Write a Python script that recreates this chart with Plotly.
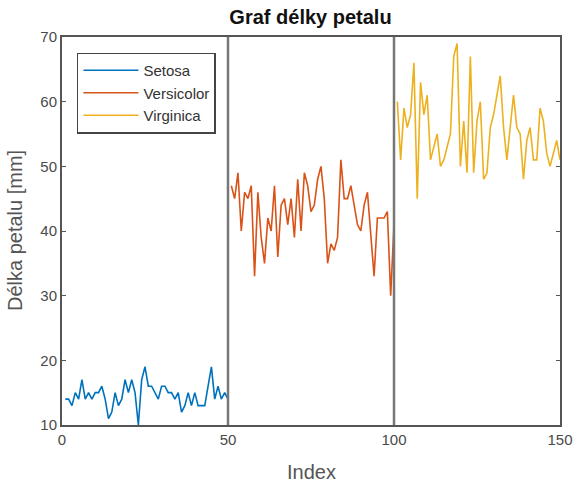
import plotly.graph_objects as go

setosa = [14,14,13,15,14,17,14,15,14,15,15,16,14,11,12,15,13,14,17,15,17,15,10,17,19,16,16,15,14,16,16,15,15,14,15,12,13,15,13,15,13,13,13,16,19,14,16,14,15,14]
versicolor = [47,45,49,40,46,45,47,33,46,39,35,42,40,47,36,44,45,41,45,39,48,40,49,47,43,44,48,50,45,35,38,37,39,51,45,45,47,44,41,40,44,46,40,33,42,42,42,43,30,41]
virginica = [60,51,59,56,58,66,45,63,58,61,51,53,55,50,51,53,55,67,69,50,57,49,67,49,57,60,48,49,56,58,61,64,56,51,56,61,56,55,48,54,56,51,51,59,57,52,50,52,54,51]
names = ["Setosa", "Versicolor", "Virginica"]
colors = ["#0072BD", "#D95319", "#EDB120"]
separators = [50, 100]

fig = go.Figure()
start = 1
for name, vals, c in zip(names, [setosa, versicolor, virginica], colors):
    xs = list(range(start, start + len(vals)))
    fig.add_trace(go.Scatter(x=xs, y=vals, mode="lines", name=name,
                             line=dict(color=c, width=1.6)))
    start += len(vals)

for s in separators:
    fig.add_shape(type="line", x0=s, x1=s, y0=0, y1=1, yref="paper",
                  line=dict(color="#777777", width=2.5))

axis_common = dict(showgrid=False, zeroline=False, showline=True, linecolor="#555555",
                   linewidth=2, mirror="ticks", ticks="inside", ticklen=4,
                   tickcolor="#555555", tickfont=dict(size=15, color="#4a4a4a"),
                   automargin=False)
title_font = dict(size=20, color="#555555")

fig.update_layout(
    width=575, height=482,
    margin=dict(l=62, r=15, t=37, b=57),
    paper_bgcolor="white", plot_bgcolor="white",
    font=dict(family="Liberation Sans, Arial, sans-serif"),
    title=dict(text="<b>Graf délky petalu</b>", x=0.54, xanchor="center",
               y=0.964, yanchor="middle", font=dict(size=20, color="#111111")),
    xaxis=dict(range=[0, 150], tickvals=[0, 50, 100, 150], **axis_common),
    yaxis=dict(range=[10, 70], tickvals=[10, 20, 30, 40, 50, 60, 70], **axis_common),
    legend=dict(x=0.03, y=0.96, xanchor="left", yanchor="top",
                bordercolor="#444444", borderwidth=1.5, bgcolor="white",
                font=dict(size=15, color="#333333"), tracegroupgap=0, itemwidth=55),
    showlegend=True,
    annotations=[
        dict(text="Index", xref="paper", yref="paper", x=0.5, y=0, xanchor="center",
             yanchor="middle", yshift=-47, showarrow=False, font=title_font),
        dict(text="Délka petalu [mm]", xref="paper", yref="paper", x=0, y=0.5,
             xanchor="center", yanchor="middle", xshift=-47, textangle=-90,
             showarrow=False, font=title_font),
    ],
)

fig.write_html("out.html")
---
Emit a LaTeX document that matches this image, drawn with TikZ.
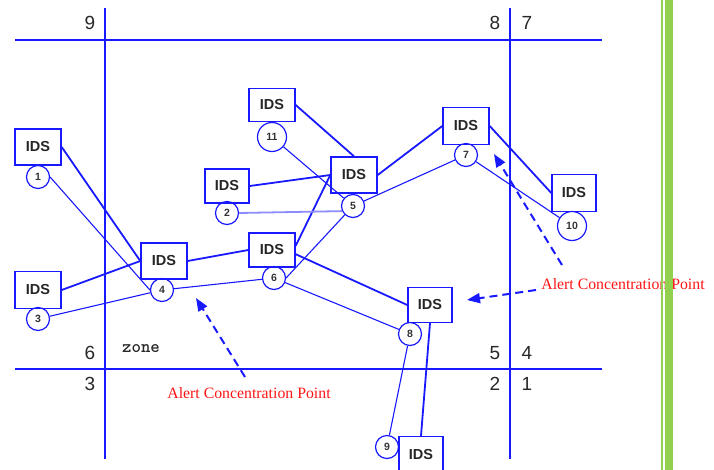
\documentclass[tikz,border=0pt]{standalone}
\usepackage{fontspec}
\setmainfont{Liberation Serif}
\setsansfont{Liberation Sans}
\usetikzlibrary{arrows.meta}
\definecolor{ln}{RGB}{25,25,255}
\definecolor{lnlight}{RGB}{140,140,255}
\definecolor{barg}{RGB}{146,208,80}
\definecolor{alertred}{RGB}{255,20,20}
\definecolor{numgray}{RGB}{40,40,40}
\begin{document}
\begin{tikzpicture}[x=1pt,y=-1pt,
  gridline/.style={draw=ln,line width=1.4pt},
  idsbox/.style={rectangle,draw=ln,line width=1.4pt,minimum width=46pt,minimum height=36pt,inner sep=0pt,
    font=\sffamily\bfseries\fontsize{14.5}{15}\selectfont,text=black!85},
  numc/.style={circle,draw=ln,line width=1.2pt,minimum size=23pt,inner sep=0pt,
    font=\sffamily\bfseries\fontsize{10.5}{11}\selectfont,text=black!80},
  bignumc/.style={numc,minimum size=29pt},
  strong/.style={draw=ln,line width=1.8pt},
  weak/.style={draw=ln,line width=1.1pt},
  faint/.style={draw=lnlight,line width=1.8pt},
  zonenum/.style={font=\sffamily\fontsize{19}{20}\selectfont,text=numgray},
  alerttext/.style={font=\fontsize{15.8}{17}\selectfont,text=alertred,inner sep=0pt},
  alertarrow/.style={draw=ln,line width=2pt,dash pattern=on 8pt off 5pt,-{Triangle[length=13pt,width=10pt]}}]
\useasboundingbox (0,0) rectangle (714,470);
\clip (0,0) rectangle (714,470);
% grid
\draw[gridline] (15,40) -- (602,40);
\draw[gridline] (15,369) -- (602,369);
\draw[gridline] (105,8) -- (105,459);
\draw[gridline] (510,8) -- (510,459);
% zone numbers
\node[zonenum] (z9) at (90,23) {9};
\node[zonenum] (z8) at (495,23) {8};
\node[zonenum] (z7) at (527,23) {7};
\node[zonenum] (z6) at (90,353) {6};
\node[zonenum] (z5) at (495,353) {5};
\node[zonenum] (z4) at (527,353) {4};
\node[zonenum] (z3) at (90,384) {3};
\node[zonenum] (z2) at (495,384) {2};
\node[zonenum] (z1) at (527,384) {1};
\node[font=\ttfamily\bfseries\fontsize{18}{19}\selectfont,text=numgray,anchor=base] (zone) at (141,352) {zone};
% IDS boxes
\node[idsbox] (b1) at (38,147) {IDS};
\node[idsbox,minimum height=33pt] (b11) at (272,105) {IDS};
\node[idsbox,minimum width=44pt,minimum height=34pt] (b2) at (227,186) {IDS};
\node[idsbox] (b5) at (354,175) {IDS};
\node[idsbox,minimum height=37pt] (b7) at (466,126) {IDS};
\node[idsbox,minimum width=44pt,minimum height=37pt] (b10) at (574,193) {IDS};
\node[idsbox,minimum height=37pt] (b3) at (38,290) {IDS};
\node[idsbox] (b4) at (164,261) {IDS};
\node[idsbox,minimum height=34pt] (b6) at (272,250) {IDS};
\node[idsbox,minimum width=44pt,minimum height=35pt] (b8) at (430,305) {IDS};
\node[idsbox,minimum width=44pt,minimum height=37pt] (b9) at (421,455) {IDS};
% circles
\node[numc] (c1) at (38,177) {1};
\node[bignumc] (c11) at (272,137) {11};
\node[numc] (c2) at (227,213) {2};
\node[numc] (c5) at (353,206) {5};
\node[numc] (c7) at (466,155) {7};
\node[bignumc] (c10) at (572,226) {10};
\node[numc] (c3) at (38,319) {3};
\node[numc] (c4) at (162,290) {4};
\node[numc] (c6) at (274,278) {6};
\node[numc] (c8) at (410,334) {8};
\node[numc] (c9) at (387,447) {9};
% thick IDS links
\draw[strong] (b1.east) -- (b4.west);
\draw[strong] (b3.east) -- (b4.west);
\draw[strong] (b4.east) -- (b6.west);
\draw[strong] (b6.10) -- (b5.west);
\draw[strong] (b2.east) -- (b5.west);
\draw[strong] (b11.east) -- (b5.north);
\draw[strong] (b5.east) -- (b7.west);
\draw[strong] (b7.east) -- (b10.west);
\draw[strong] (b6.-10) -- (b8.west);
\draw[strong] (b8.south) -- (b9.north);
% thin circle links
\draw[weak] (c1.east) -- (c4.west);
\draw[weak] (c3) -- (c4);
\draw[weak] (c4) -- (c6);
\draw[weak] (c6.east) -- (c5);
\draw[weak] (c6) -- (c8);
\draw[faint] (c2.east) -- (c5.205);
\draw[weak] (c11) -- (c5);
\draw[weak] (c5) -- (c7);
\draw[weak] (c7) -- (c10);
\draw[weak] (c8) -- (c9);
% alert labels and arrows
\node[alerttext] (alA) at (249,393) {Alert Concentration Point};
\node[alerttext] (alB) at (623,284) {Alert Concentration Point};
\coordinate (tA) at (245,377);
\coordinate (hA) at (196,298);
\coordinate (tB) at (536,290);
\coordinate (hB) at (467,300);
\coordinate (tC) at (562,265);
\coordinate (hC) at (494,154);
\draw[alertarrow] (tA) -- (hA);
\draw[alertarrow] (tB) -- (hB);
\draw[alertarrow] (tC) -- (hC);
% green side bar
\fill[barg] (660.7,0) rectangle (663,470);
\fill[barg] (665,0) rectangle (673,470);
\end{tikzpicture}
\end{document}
* * *
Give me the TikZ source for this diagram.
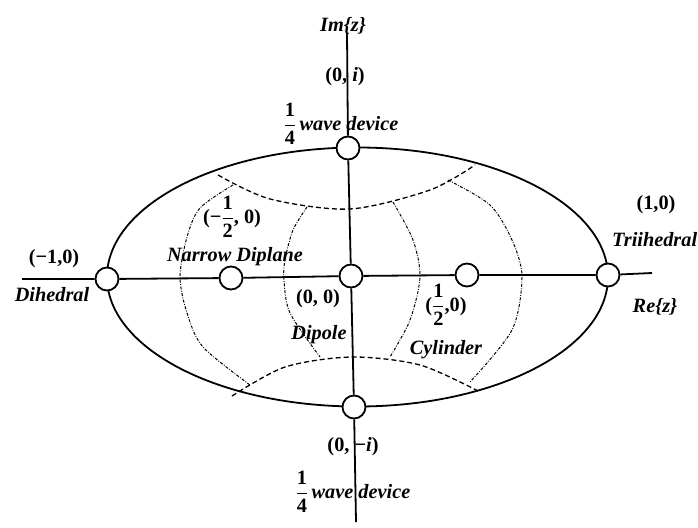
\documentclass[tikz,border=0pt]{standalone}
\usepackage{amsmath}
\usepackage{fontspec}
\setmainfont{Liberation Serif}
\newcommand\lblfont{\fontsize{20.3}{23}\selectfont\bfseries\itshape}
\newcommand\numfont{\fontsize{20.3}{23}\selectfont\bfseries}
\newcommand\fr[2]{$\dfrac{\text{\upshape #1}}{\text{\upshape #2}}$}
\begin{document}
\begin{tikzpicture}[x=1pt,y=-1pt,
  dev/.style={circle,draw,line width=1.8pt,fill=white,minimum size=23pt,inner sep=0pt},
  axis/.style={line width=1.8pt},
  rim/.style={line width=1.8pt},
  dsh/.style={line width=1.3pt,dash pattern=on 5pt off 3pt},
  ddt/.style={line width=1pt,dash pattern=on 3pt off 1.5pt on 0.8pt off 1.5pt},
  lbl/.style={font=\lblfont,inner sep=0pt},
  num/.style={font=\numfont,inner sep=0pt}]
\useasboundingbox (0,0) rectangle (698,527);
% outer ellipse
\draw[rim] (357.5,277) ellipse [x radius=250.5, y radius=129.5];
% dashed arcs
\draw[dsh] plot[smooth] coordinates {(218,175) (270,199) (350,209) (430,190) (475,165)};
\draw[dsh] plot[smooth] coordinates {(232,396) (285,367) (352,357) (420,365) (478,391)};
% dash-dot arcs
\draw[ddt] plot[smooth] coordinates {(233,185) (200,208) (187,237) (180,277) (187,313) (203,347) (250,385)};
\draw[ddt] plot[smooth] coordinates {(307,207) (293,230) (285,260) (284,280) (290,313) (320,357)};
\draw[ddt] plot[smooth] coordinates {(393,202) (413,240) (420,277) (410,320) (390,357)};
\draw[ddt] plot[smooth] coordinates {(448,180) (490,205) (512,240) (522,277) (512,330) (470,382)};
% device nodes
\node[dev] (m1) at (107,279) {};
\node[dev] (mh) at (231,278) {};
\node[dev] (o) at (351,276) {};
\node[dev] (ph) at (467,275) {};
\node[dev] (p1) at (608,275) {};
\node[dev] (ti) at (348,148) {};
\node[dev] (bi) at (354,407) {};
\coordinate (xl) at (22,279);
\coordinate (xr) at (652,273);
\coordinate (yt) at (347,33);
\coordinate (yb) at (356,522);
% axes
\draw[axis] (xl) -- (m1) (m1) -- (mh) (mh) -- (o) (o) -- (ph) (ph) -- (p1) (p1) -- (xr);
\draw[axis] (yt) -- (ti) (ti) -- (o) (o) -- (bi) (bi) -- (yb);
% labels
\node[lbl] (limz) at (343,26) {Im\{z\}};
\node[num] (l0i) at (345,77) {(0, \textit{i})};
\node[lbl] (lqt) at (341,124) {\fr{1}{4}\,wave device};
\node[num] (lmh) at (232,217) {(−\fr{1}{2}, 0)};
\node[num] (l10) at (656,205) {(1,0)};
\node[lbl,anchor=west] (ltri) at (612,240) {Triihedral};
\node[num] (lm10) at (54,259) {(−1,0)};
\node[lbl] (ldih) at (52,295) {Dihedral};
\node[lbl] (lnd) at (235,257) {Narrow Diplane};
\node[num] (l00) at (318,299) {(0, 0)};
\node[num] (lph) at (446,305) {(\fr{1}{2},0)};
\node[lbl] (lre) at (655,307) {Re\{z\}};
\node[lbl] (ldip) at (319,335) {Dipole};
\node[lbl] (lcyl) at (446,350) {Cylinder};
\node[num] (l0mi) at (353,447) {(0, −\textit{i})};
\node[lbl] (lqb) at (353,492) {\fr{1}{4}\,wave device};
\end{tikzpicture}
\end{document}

## EXERCISE DETAILS
Start at the line above containing "Write a Python" and stop at the line containing "import plotly.graph_objects as go": print those lines and everything between them exactly, but not the pictures.

## WRITTEN ANSWER
Write a Python script that recreates this chart with Plotly.
import plotly.graph_objects as go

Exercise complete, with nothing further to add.